* Set exercise *
Nothing but the lines from the top of the data to the line holding "const apopA_BaxBcl2 = [100, 91, 83, 46, 107, 118];" should be printed, word for word and both ends included; leave the pictures out.

* Raw data *
** Begin **
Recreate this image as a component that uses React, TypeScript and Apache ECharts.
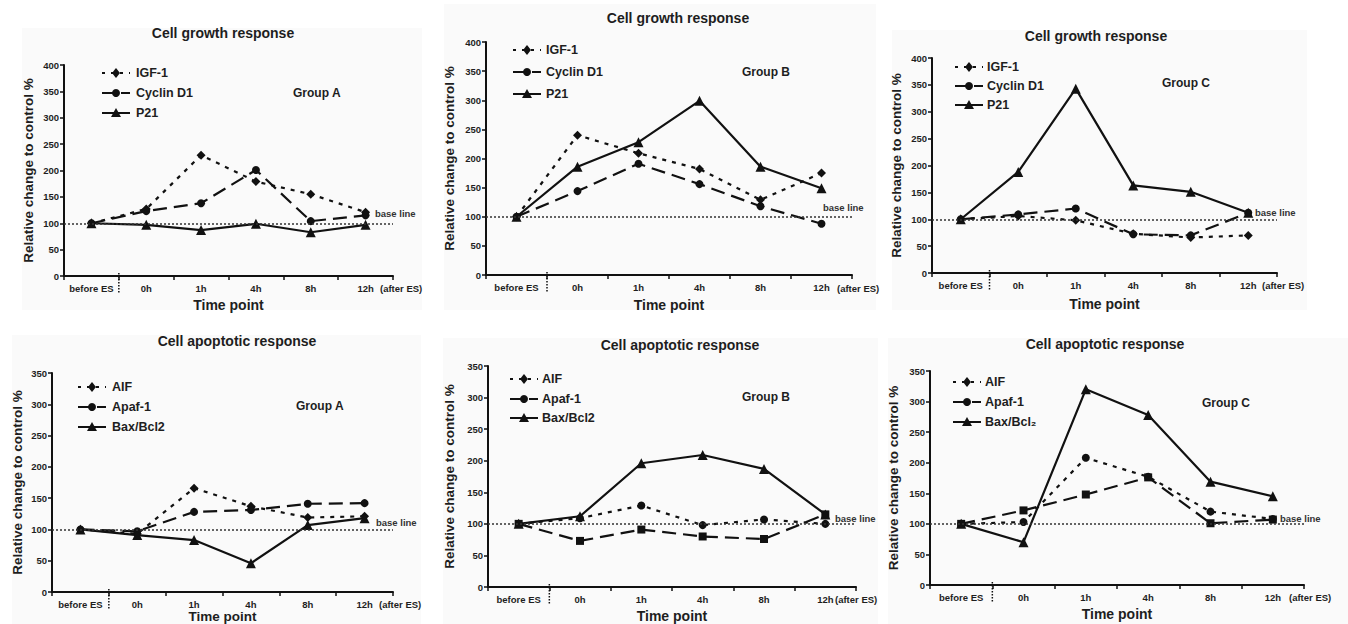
import React, { useEffect, useRef } from 'react';
import * as echarts from 'echarts';

const FONT = 'Liberation Sans, Arial, sans-serif';

const categories = ['before ES', '0h', '1h', '4h', '8h', '12h'];

const growthNames = ['IGF-1', 'Cyclin D1', 'P21'];
const apopNames = ['AIF', 'Apaf-1', 'Bax/Bcl2'];
const apopNamesC = ['AIF', 'Apaf-1', 'Bax/Bcl₂'];

// Cell growth response
const growthA_IGF1 = [100, 127, 229, 179, 155, 121];
const growthA_CyclinD1 = [100, 123, 138, 201, 104, 115];
const growthA_P21 = [100, 97, 87, 99, 83, 97];

const growthB_IGF1 = [100, 240, 209, 182, 129, 175];
const growthB_CyclinD1 = [100, 144, 191, 156, 118, 88];
const growthB_P21 = [100, 186, 228, 299, 186, 149];

const growthC_IGF1 = [100, 106, 98, 73, 66, 70];
const growthC_CyclinD1 = [100, 109, 120, 72, 70, 112];
const growthC_P21 = [100, 188, 343, 163, 151, 112];

// Cell apoptotic response
const apopA_AIF = [100, 93, 166, 137, 119, 121];
const apopA_Apaf1 = [100, 97, 128, 131, 141, 142];
const apopA_BaxBcl2 = [100, 91, 83, 46, 107, 118];

const apopB_AIF = [100, 109, 129, 98, 107, 100];
const apopB_Apaf1 = [100, 73, 91, 80, 76, 115];
const apopB_BaxBcl2 = [100, 112, 196, 209, 187, 115];

const apopC_AIF = [100, 103, 208, 177, 120, 108];
const apopC_Apaf1 = [100, 122, 148, 176, 101, 107];
const apopC_BaxBcl2 = [100, 70, 320, 278, 169, 145];

const growthMax = 400;
const apopMax = 350;
const tickInterval = 50;
const baseLineValue = 100;

const panels = [
  {
    title: 'Cell growth response', group: 'Group A', names: growthNames,
    data: [growthA_IGF1, growthA_CyclinD1, growthA_P21],
    symbols: ['diamond', 'circle', 'triangle'], max: growthMax,
    grid: { left: 64, top: 65, width: 329, height: 211 },
    titlePos: [223, 33], legend: { x: 102, ys: [73, 93, 113], tx: 136 },
    groupPos: [293, 93], basePos: [375, 213], afterPos: [380, 288],
    bg: [22, 28, 400, 282], yGap: 29, xGap: 22, xNameSize: 14,
  },
  {
    title: 'Cell growth response', group: 'Group B', names: growthNames,
    data: [growthB_IGF1, growthB_CyclinD1, growthB_P21],
    symbols: ['diamond', 'circle', 'triangle'], max: growthMax,
    grid: { left: 486, top: 42, width: 366, height: 233 },
    titlePos: [678, 18], legend: { x: 513, ys: [50, 72, 94], tx: 546 },
    groupPos: [742, 72], basePos: [823, 207], afterPos: [837, 288],
    bg: [444, 4, 432, 306], yGap: 30, xGap: 23, xNameSize: 14,
  },
  {
    title: 'Cell growth response', group: 'Group C', names: growthNames,
    data: [growthC_IGF1, growthC_CyclinD1, growthC_P21],
    symbols: ['diamond', 'circle', 'triangle'], max: growthMax,
    grid: { left: 932, top: 58, width: 345, height: 215 },
    titlePos: [1096, 36], legend: { x: 955, ys: [67, 86, 105], tx: 987 },
    groupPos: [1162, 83], basePos: [1255, 212], afterPos: [1262, 285],
    bg: [892, 30, 415, 280], yGap: 29, xGap: 24, xNameSize: 14,
  },
  {
    title: 'Cell apoptotic response', group: 'Group A', names: apopNames,
    data: [apopA_AIF, apopA_Apaf1, apopA_BaxBcl2],
    symbols: ['diamond', 'circle', 'triangle'], max: apopMax,
    grid: { left: 52, top: 373, width: 341, height: 219 },
    titlePos: [237, 341], legend: { x: 78, ys: [387, 407, 427], tx: 112 },
    groupPos: [296, 406], basePos: [376, 522], afterPos: [379, 604],
    bg: [12, 335, 409, 289], yGap: 28, xGap: 16, xNameSize: 13.5,
  },
  {
    title: 'Cell apoptotic response', group: 'Group B', names: apopNames,
    data: [apopB_AIF, apopB_Apaf1, apopB_BaxBcl2],
    symbols: ['circle', 'rect', 'triangle'], max: apopMax,
    grid: { left: 488, top: 366, width: 368, height: 221 },
    titlePos: [680, 345], legend: { x: 510, ys: [379, 399, 418], tx: 542 },
    groupPos: [742, 397], basePos: [835, 518], afterPos: [835, 599],
    bg: [443, 338, 435, 286], yGap: 32, xGap: 22, xNameSize: 14,
  },
  {
    title: 'Cell apoptotic response', group: 'Group C', names: apopNamesC,
    data: [apopC_AIF, apopC_Apaf1, apopC_BaxBcl2],
    symbols: ['circle', 'rect', 'triangle'], max: apopMax,
    grid: { left: 930, top: 371, width: 374, height: 214 },
    titlePos: [1105, 344], legend: { x: 953, ys: [382, 402, 422], tx: 985 },
    groupPos: [1202, 403], basePos: [1280, 518], afterPos: [1289, 597],
    bg: [888, 338, 460, 286], yGap: 30, xGap: 22, xNameSize: 14,
  },
];

const legendSymbols = ['diamond', 'circle', 'triangle'];
const lineDashes: any[] = [[3, 6], [12, 7], null];
const seriesDash: any[] = [[4, 6], [14, 7], 'solid'];
const symbolSizes: Record<string, number> = { diamond: 9, circle: 8, triangle: 10, rect: 8 };

const INK = '#111';
const TEXT = '#1e1e1e';

function legendSymbol(kind: string, cx: number, cy: number) {
  if (kind === 'circle') {
    return { type: 'circle', shape: { cx, cy, r: 4 }, style: { fill: INK } };
  }
  if (kind === 'diamond') {
    return {
      type: 'polygon',
      shape: { points: [[cx, cy - 5], [cx + 4, cy], [cx, cy + 5], [cx - 4, cy]] },
      style: { fill: INK },
    };
  }
  return {
    type: 'polygon',
    shape: { points: [[cx, cy - 5], [cx + 5, cy + 4], [cx - 5, cy + 4]] },
    style: { fill: INK },
  };
}

function buildOption() {
  const grids: any[] = [];
  const xAxes: any[] = [];
  const yAxes: any[] = [];
  const series: any[] = [];
  const graphics: any[] = [];

  panels.forEach((p, i) => {
    grids.push({ ...p.grid, containLabel: false, outerBoundsMode: 'none' });
    xAxes.push({
      type: 'category', gridIndex: i, data: categories, boundaryGap: true,
      axisLine: { show: true, lineStyle: { color: INK, width: 2 } },
      axisTick: { show: true, length: 4, lineStyle: { color: INK, width: 1.5 } },
      axisLabel: { interval: 0, fontSize: 9.5, fontWeight: 'bold', color: TEXT, margin: 7, fontFamily: FONT },
      splitLine: { show: false },
      name: 'Time point', nameLocation: 'middle', nameGap: p.xGap,
      nameTextStyle: { fontSize: p.xNameSize, fontWeight: 'bold', color: TEXT, fontFamily: FONT },
    });
    yAxes.push({
      type: 'value', gridIndex: i, min: 0, max: p.max, interval: tickInterval,
      axisLine: { show: true, lineStyle: { color: INK, width: 2 } },
      axisTick: { show: true, length: 4, lineStyle: { color: INK, width: 1.5 } },
      axisLabel: { fontSize: 9.5, fontWeight: 'bold', color: TEXT, margin: 5, fontFamily: FONT },
      splitLine: { show: false },
      name: 'Relative change to control %', nameLocation: 'middle', nameGap: p.yGap,
      nameTextStyle: { fontSize: 13.5, fontWeight: 'bold', color: TEXT, fontFamily: FONT },
    });

    p.data.forEach((vals, k) => {
      const s: any = {
        type: 'line', name: p.names[k] + ' ' + p.group + ' ' + i, xAxisIndex: i, yAxisIndex: i,
        data: vals, symbol: p.symbols[k], symbolSize: symbolSizes[p.symbols[k]],
        lineStyle: { color: INK, width: 2.2, type: seriesDash[k] },
        itemStyle: { color: INK },
        z: 3,
      };
      if (k === 0) {
        s.markLine = {
          silent: true, symbol: ['none', 'none'], label: { show: false },
          lineStyle: { type: [2, 2], color: '#333', width: 1.5 },
          data: [{ yAxis: baseLineValue }],
        };
      }
      series.push(s);
    });

    graphics.push({
      type: 'rect', z: -10, silent: true,
      shape: { x: p.bg[0], y: p.bg[1], width: p.bg[2], height: p.bg[3] },
      style: { fill: '#fafafa' },
    });
    graphics.push({
      type: 'text', x: p.titlePos[0], y: p.titlePos[1],
      style: { text: p.title, font: `bold 14px ${FONT}`, fill: TEXT, align: 'center', verticalAlign: 'middle' },
    });
    graphics.push({
      type: 'text', x: p.groupPos[0], y: p.groupPos[1],
      style: { text: p.group, font: `bold 12px ${FONT}`, fill: TEXT, align: 'left', verticalAlign: 'middle' },
    });
    graphics.push({
      type: 'text', x: p.basePos[0], y: p.basePos[1],
      style: { text: 'base line', font: `bold 9.5px ${FONT}`, fill: '#333', align: 'left', verticalAlign: 'middle' },
    });
    graphics.push({
      type: 'text', x: p.afterPos[0], y: p.afterPos[1],
      style: { text: '(after ES)', font: `bold 9.5px ${FONT}`, fill: TEXT, align: 'left', verticalAlign: 'middle' },
    });
    const divX = p.grid.left + p.grid.width / categories.length;
    const axisY = p.grid.top + p.grid.height;
    graphics.push({
      type: 'line',
      shape: { x1: divX, y1: axisY - 3, x2: divX, y2: axisY + 18 },
      style: { stroke: INK, lineWidth: 1.5, lineDash: [1.5, 1.5] },
    });
    p.names.forEach((n, k) => {
      const y = p.legend.ys[k];
      const x0 = p.legend.x;
      graphics.push({
        type: 'line',
        shape: { x1: x0, y1: y, x2: x0 + 28, y2: y },
        style: { stroke: INK, lineWidth: 2, lineDash: lineDashes[k] },
      });
      graphics.push(legendSymbol(legendSymbols[k], x0 + 14, y));
      graphics.push({
        type: 'text', x: p.legend.tx, y,
        style: { text: n, font: `bold 12.5px ${FONT}`, fill: TEXT, align: 'left', verticalAlign: 'middle' },
      });
    });
  });

  return {
    animation: false,
    backgroundColor: '#ffffff',
    grid: grids,
    xAxis: xAxes,
    yAxis: yAxes,
    series,
    graphic: { elements: graphics },
  };
}

export default function App() {
  const ref = useRef<HTMLDivElement>(null);
  useEffect(() => {
    document.body.style.margin = '0';
    if (!ref.current) return;
    const chart = echarts.init(ref.current, null, { renderer: 'svg' });
    chart.setOption(buildOption() as any);
    return () => chart.dispose();
  }, []);
  return (
    <div
      ref={ref}
      style={{ position: 'absolute', left: 0, top: 0, width: 1348, height: 624 }}
    />
  );
}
** End **
* Problem solution *
Recreate this image as a component that uses React, TypeScript and Apache ECharts.
import React, { useEffect, useRef } from 'react';
import * as echarts from 'echarts';

const FONT = 'Liberation Sans, Arial, sans-serif';

const categories = ['before ES', '0h', '1h', '4h', '8h', '12h'];

const growthNames = ['IGF-1', 'Cyclin D1', 'P21'];
const apopNames = ['AIF', 'Apaf-1', 'Bax/Bcl2'];
const apopNamesC = ['AIF', 'Apaf-1', 'Bax/Bcl₂'];

// Cell growth response
const growthA_IGF1 = [100, 127, 229, 179, 155, 121];
const growthA_CyclinD1 = [100, 123, 138, 201, 104, 115];
const growthA_P21 = [100, 97, 87, 99, 83, 97];

const growthB_IGF1 = [100, 240, 209, 182, 129, 175];
const growthB_CyclinD1 = [100, 144, 191, 156, 118, 88];
const growthB_P21 = [100, 186, 228, 299, 186, 149];

const growthC_IGF1 = [100, 106, 98, 73, 66, 70];
const growthC_CyclinD1 = [100, 109, 120, 72, 70, 112];
const growthC_P21 = [100, 188, 343, 163, 151, 112];

// Cell apoptotic response
const apopA_AIF = [100, 93, 166, 137, 119, 121];
const apopA_Apaf1 = [100, 97, 128, 131, 141, 142];
const apopA_BaxBcl2 = [100, 91, 83, 46, 107, 118];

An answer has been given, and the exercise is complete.